Case 4: Hive ON HDFS (Read Support)

  • Create Storage Connection

    CREATE STORAGE CONNECTION hdfs_conn
    TYPE HDFS
    NAME_NODE='zetta-cluster'
    NAME_NODE_RPC_ADDRESSES=['11.110.239.148:8020'];
    • TYPE HDFS: Specifies the connection type as HDFS.
    • NAME_NODE: Corresponds to dfs.nameservices in the HDFS configuration, which is the logical name of the HDFS cluster, such as zetta-cluster.
    • NAME_NODE_RPC_ADDRESSES: Corresponds to dfs.namenode.rpc-address in the HDFS configuration, which is the RPC address of the NameNode, formatted as [<host>:<port>], such as ['11.110.239.148:8020'].
  • Create Catalog Connection

    CREATE CATALOG CONNECTION if not exists catalog_api_connection    
    type hms    
    hive_metastore_uris='xxxx:9083'    
    storage_connection='hdfs_conn';
  • Create Catalog

    CREATE EXTERNAL CATALOG my_external_catalog
        CONNECTION catalog_api_connection;
  • Verify Connectivity to Hive Catalog

    -- Verify metadata reading
    SHOW SCHEMAS IN my_external_catalog;
    
    -- Verify data reading; data is read using the permissions of the STORAGE CONNECTION
    SELECT * FROM my_external_catalog.my_schema.my_table;

Create Databricks External Catalog

Steps to create Databricks External Catalog

  1. Create Catalog Connection: Store Databricks' Unity Catalog, connection authentication information.
  2. Create External Catalog: Use Catalog Connection to create an external Catalog to access external data in the data lake.

Syntax

CREATE EXTERNAL CATALOG catalog_name
    CONNECTION catalog_api_connection;
    OPTIONS ('catalog'='catalog_name');

Parameter Description

  • catalog_name :The name of the external Catalog.
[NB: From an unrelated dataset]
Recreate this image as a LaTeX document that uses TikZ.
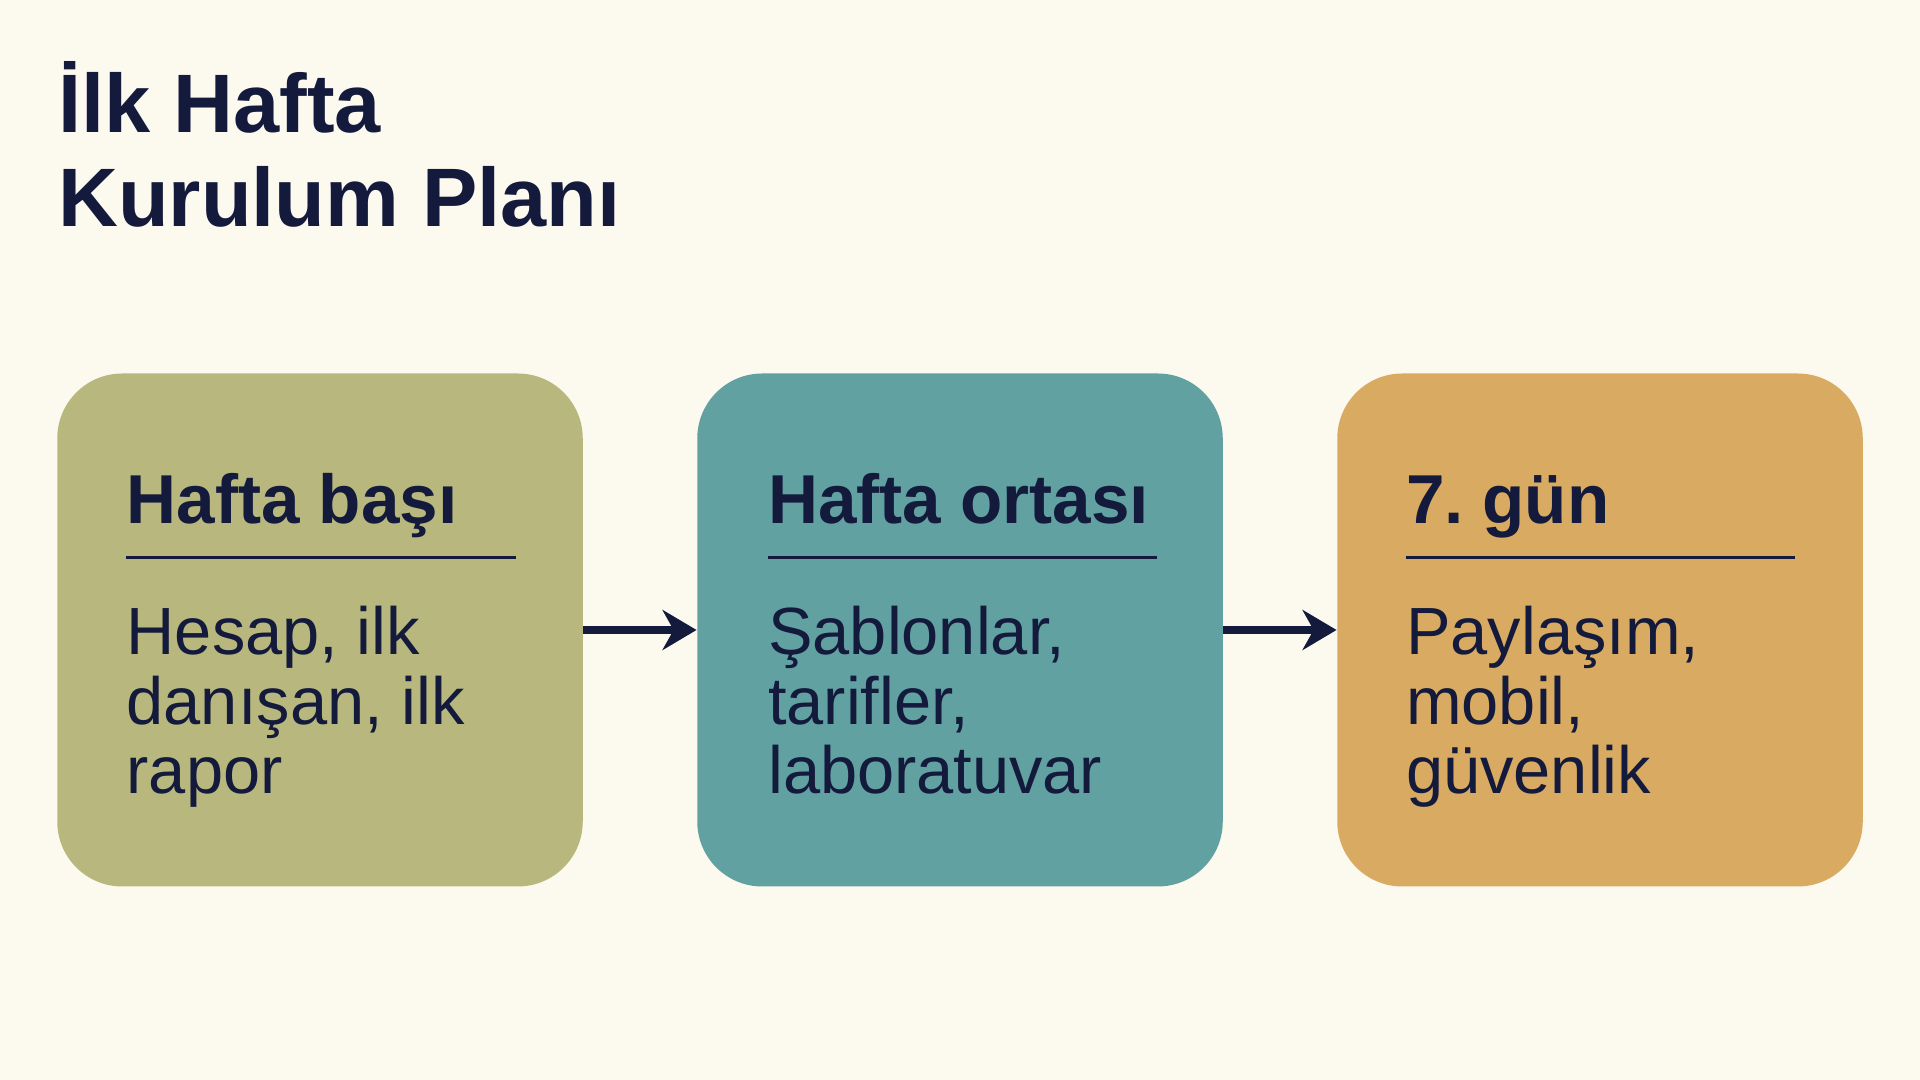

This name is used to identify the Catalog, and it must be unique and comply with naming conventions.
  • CONNECTION catalog_api_connection :Specifies the connection to the external Catalog. catalog_api_connection is the name of a pre-created connection used to access the external Catalog.
  • OPTIONS ('catalog'='catalog_name') :Specifies the configuration options for the external Catalog. 'catalog'='catalog_name':Indicates the name of the external Catalog, catalog_name is the name of the target Catalog.